Latitude & Longitude
Anchored within the rhythm section, intentionally withdrawn from the mix, with a controlled midrange push to support drive and articulation.
Landmarks
Foundational rhythmic engine; precedes harmonic expansion and foreground guitar roles.
Orientation
Not intended for lead clarity, dynamic bloom, or expressive sustain.
Pathfinding
Amp + Cab: Tweed style through a 1×12 cab
Dirt Source: Light amp-based breakup driven by input level rather than saturation design
Mod: None
Delay/Reverb: Tight slap-back delay used to add mass and subtle rhythmic propulsion evoking the driving cadence of a locomotive or galloping horse
Benchmarks
NOTE: Noise Suppressor / Gate settings are intentionally omitted. Because noise control is highly dependent on pickups, gain staging, and monitoring context, users are encouraged to place and dial these to taste.
Compressor (vintage style): Sustain: 30; Attack: 30; Level: 50; Tone: 0; Direct Mix: 0
Amp and Cab (Tweed combo w/ 1×12″): Gain: 35; Gain Profile: Low; Level: 80; Bass: 50; Mid: 65; Treble: 50; Presence: 0; Sag: 0; Resonance: 0; Direct Mix: 0; Mic Type: Dynamic 421; Mic Distance: Medium; Mic Position: 3cm; Mic Level: 100
Para EQ (tone shaping): HPF: 80Hz; LPF: 6.3kHz; Low Shelf: -12dB; High Shelf:-15dB; Band 1 Freq: 500Hz, Gain: -1dB, Q: 1
Delay (mono analog/tape/drum style): Time: 100ms; Feedback: 1; Effect Level: 25; Direct Level: 100; High Cut: Flat; Mod: 0; Pre Ducking: 0
Reverb (Small Room): Time: 1.5s; Tone: 0; Effect Level: 20; Density: 3; Pre-Delay: 0; Low Cut: 125Hz; High Cut: 8kHz; Low Damp: 0; High Damp: 0; Pre Ducking: 25; Post Ducking: 25; Direct Level: 100
Ctrl Assignments (footswitch / toggles): n/a
Field Notes
Primary Constraints: Recording bandwidth and ensemble balance (band typically recorded in the same room, with significant bleed, to two-track tape)

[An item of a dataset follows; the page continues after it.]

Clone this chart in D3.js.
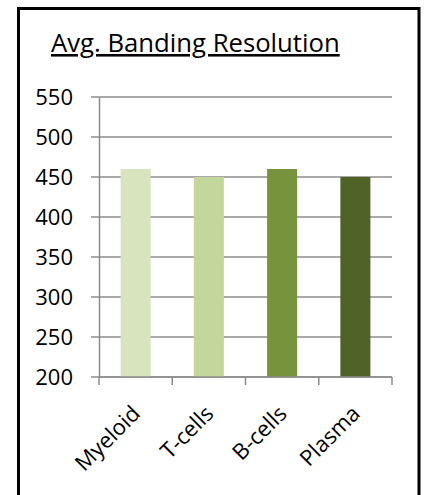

The guitar sound was NOT crafted to work in isolation. It’s meant to be a workhorse that supports the band, the song, and the recording.
* Moderate low- and high-frequency roll-offs emulate the bandwidth limitations of early microphones and tape, reinforcing focus and preventing the guitar from competing for spectral space it did not historically occupy.